▶ [The request]: Your task is to give the number of lines in the listing that include "this", and nothing else.

▶ [The data]:
##############################

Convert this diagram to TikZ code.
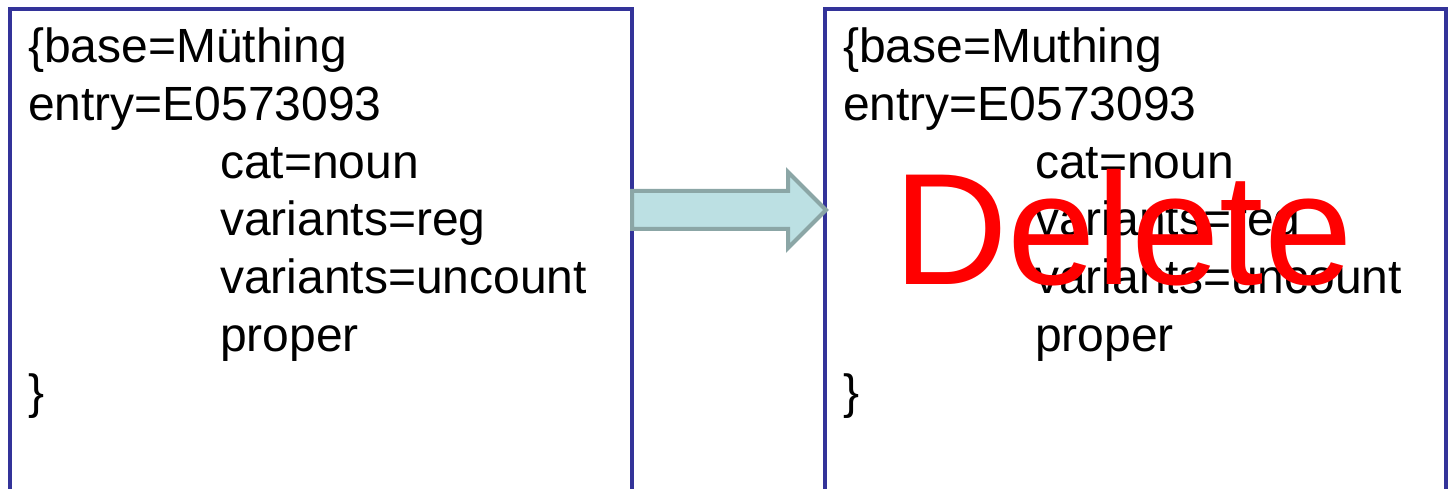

##############################

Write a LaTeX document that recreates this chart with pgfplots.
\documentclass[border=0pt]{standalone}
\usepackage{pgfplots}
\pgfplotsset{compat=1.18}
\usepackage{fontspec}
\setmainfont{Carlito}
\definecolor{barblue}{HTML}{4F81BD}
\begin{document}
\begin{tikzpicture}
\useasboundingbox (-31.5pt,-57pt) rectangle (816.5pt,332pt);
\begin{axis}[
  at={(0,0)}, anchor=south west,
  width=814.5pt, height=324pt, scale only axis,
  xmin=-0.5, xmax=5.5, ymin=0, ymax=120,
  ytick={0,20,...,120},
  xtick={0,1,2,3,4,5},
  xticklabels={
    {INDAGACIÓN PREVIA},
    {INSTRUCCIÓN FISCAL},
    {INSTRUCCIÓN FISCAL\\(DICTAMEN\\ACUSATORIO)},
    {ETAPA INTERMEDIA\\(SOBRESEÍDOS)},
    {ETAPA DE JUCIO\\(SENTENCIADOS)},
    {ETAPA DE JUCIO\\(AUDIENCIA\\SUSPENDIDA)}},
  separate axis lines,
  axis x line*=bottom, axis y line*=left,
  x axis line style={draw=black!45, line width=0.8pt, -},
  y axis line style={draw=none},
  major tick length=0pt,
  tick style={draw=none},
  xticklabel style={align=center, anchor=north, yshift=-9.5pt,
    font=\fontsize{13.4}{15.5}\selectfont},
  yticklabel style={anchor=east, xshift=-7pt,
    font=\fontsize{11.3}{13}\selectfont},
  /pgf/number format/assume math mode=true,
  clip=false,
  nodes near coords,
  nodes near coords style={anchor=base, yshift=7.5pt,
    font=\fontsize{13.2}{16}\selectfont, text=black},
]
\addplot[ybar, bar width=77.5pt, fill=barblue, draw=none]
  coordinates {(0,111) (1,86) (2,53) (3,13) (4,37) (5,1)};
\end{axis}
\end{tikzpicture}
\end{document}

##############################

▶ [Exercise output]: 2